The truth about knowledge

By Madeleine Somerville

Write what you know. This is the advice given to aspiring authors: write what you know. I am newly 20, haven’t traveled extensively, know only two languages and am not yet finished school. What do I know?


I know a little of love, but it is the kind people laugh at afterwards. The young kind. The lazy, infatuated, impetuous kind. Everyone, it seems, knows a truer love than this and I must suppose them to be right. So I do not truly know about love.
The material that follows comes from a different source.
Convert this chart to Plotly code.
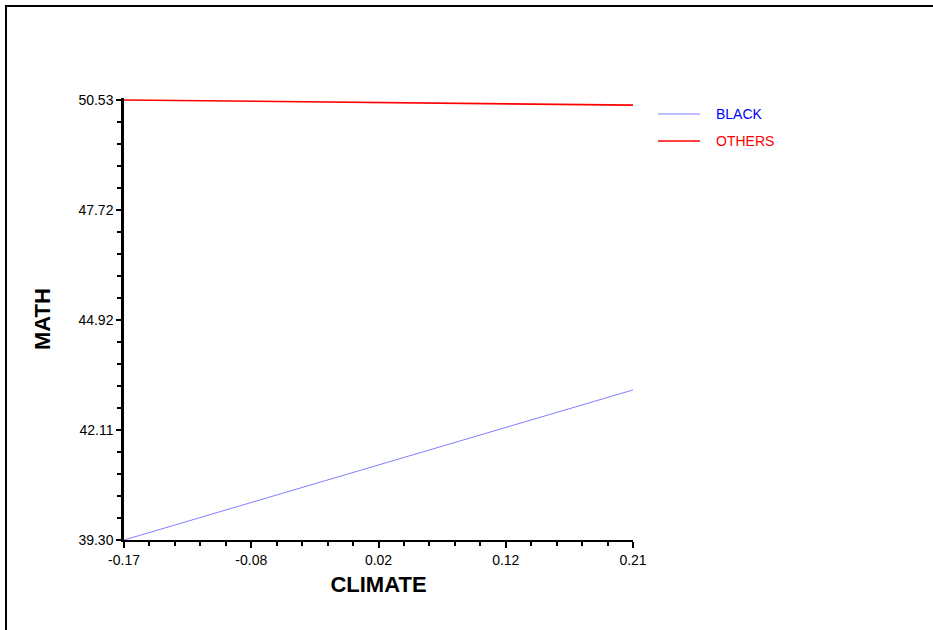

I know a little of life, because I have lived it this far. But I have lived it through my eyes. I know the life that has held me along with my four sisters and one brother, the life that has been good to me and seen very little hardship. I know an easy life, a friendly one too, and I think it can be said truthfully this is not the case for most. So while I have learned I am lucky, I have also learned I know very little about life.


I don’t know how to dance. I mean real dancing, not simply gyrating to the beat but moving with grace and ease, a fluidity I think is eternally beyond my reach. I don’t know how to let a man lead. I don’t know how to trust that when I lean back, his hand will remain on the small of my back–holding me up.


Speaking comes easily to me, I can find words for any occasion. But I do not always know how to speak without hurting someone I didn’t know was listening or stop my mind from running faster than my mouth can form words. I don’t always know how to hold back and let angry thoughts slowly extinguish themselves. Instead, I give voice to the acrid sentiments and regret it after.


I do not know how to learn. In the arrogance so often assumed by those who think grades equal intelligence, I have mistakenly established myself as a better teacher than those much older and wiser. I have missed countless important lessons while too lazy and indifferent to make the journey. So I do not know how to learn and neither to give true value to the education I receive.


What do I know? I am too young to know anything. I am too young to have undergone the process that used to be called “finding oneself,” too young to have experienced enough of the world to say anything about anything within it. Too young to be as important in the grand scheme of things as I sometimes believe I am.


I am too female to realize crying doesn’t solve everything, too naïve to stop hoping for the impossible and too human to stop trying. I haven’t quite accepted that wrinkles are a good thing, a testament to a lifetime of things worth enough to be etched permanently on a face. I am too cynical to participate in organized religions, yet too convinced of some benevolent force not to pray to “whoever’s up there” when I hit my lows.


I am small and at times insignificant, I will never know all there is. I’m not capable of such a feat. But I do know I don’t know a whole lot, so that’s what I’ve written.